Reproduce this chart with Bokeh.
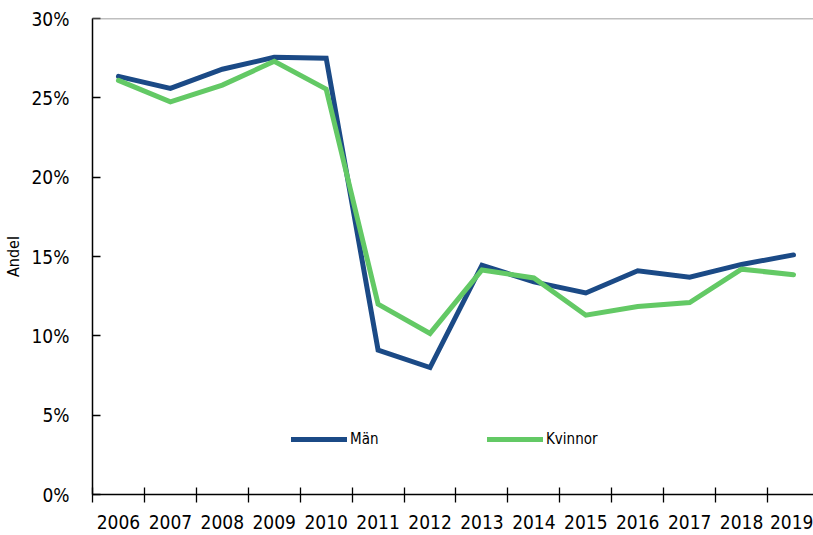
from bokeh.plotting import figure
from bokeh.models import FixedTicker, PrintfTickFormatter, Span, Legend, LegendItem
from bokeh.embed import file_html
from bokeh.resources import INLINE

years = ["2006", "2007", "2008", "2009", "2010", "2011", "2012",
         "2013", "2014", "2015", "2016", "2017", "2018", "2019"]
man = [26.35, 25.6, 26.8, 27.55, 27.5, 9.1, 8.0,
       14.45, 13.4, 12.7, 14.1, 13.7, 14.5, 15.1]
kvinnor = [26.1, 24.75, 25.8, 27.3, 25.55, 12.0, 10.15,
           14.15, 13.65, 11.3, 11.85, 12.1, 14.2, 13.85]
yticks = [0, 5, 10, 15, 20, 25, 30]

FONT = "DejaVu Sans Condensed"
BLUE = "#1b4a86"
GREEN = "#63c965"

n = len(years)
xs = [i + 0.5 for i in range(n)]

p = figure(width=813, height=535, output_backend="svg", toolbar_location=None,
           x_range=(0, 13.885), y_range=(0, 30),
           min_border_left=91, min_border_right=0, min_border_top=18,
           min_border_bottom=41)
p.outline_line_color = None
p.xgrid.grid_line_color = None
p.ygrid.grid_line_color = None
p.background_fill_color = "white"
p.border_fill_color = "white"

r1 = p.line(xs, man, line_color=BLUE, line_width=5, line_join="miter", line_cap="round")
r2 = p.line(xs, kvinnor, line_color=GREEN, line_width=5, line_join="miter", line_cap="round")

p.add_layout(Span(location=30, dimension="width", line_color="#808080", line_width=1.5))

# x axis
xa = p.xaxis[0]
xa.ticker = FixedTicker(ticks=xs, minor_ticks=list(range(n)))
xa.major_label_overrides = {x: y for x, y in zip(xs, years)}
xa.major_tick_in = 0
xa.major_tick_out = 0
xa.minor_tick_in = 7
xa.minor_tick_out = 8
xa.minor_tick_line_color = "black"
xa.minor_tick_line_width = 1.3
xa.axis_line_color = "black"
xa.axis_line_width = 1.5
xa.major_label_text_font = FONT
xa.major_label_text_font_size = "19px"
xa.major_label_text_color = "black"
xa.major_label_standoff = 12

# y axis
ya = p.yaxis[0]
ya.ticker = FixedTicker(ticks=yticks, minor_ticks=[])
ya.formatter = PrintfTickFormatter(format="%d%%")
ya.major_tick_in = 8
ya.major_tick_out = 0
ya.major_tick_line_color = "black"
ya.major_tick_line_width = 1.3
ya.axis_line_color = "black"
ya.axis_line_width = 1.5
ya.major_label_text_font = FONT
ya.major_label_text_font_size = "19px"
ya.major_label_text_color = "black"
ya.major_label_standoff = 23
ya.axis_label = "Andel"
ya.axis_label_text_font = FONT
ya.axis_label_text_font_size = "16px"
ya.axis_label_text_font_style = "normal"
ya.axis_label_text_color = "black"
ya.axis_label_standoff = 6

legend = Legend(items=[LegendItem(label="Män", renderers=[r1]),
                       LegendItem(label="Kvinnor", renderers=[r2])],
                orientation="horizontal", location=(199, 45),
                glyph_width=56, glyph_height=20, label_width=137,
                label_standoff=3, spacing=0, padding=0, margin=0,
                border_line_color=None, background_fill_alpha=0,
                label_text_font=FONT, label_text_font_size="15px",
                label_text_color="black")
p.add_layout(legend)

open("out.html", "w").write(file_html(p, INLINE))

============

### Description of the task
Skip the images and write out the rest of the listing exactly.

### Solution for this problem
Reproduce this chart with Bokeh.
from bokeh.plotting import figure
from bokeh.models import FixedTicker, PrintfTickFormatter, Span, Legend, LegendItem
from bokeh.embed import file_html
from bokeh.resources import INLINE

years = ["2006", "2007", "2008", "2009", "2010", "2011", "2012",
         "2013", "2014", "2015", "2016", "2017", "2018", "2019"]
man = [26.35, 25.6, 26.8, 27.55, 27.5, 9.1, 8.0,
       14.45, 13.4, 12.7, 14.1, 13.7, 14.5, 15.1]
kvinnor = [26.1, 24.75, 25.8, 27.3, 25.55, 12.0, 10.15,
           14.15, 13.65, 11.3, 11.85, 12.1, 14.2, 13.85]
yticks = [0, 5, 10, 15, 20, 25, 30]

FONT = "DejaVu Sans Condensed"
BLUE = "#1b4a86"
GREEN = "#63c965"

n = len(years)
xs = [i + 0.5 for i in range(n)]

p = figure(width=813, height=535, output_backend="svg", toolbar_location=None,
           x_range=(0, 13.885), y_range=(0, 30),
           min_border_left=91, min_border_right=0, min_border_top=18,
           min_border_bottom=41)
p.outline_line_color = None
p.xgrid.grid_line_color = None
p.ygrid.grid_line_color = None
p.background_fill_color = "white"
p.border_fill_color = "white"

r1 = p.line(xs, man, line_color=BLUE, line_width=5, line_join="miter", line_cap="round")
r2 = p.line(xs, kvinnor, line_color=GREEN, line_width=5, line_join="miter", line_cap="round")

p.add_layout(Span(location=30, dimension="width", line_color="#808080", line_width=1.5))

# x axis
xa = p.xaxis[0]
xa.ticker = FixedTicker(ticks=xs, minor_ticks=list(range(n)))
xa.major_label_overrides = {x: y for x, y in zip(xs, years)}
xa.major_tick_in = 0
xa.major_tick_out = 0
xa.minor_tick_in = 7
xa.minor_tick_out = 8
xa.minor_tick_line_color = "black"
xa.minor_tick_line_width = 1.3
xa.axis_line_color = "black"
xa.axis_line_width = 1.5
xa.major_label_text_font = FONT
xa.major_label_text_font_size = "19px"
xa.major_label_text_color = "black"
xa.major_label_standoff = 12

# y axis
ya = p.yaxis[0]
ya.ticker = FixedTicker(ticks=yticks, minor_ticks=[])
ya.formatter = PrintfTickFormatter(format="%d%%")
ya.major_tick_in = 8
ya.major_tick_out = 0
ya.major_tick_line_color = "black"
ya.major_tick_line_width = 1.3
ya.axis_line_color = "black"
ya.axis_line_width = 1.5
ya.major_label_text_font = FONT
ya.major_label_text_font_size = "19px"
ya.major_label_text_color = "black"
ya.major_label_standoff = 23
ya.axis_label = "Andel"
ya.axis_label_text_font = FONT
ya.axis_label_text_font_size = "16px"
ya.axis_label_text_font_style = "normal"
ya.axis_label_text_color = "black"
ya.axis_label_standoff = 6

legend = Legend(items=[LegendItem(label="Män", renderers=[r1]),
                       LegendItem(label="Kvinnor", renderers=[r2])],
                orientation="horizontal", location=(199, 45),
                glyph_width=56, glyph_height=20, label_width=137,
                label_standoff=3, spacing=0, padding=0, margin=0,
                border_line_color=None, background_fill_alpha=0,
                label_text_font=FONT, label_text_font_size="15px",
                label_text_color="black")
p.add_layout(legend)

open("out.html", "w").write(file_html(p, INLINE))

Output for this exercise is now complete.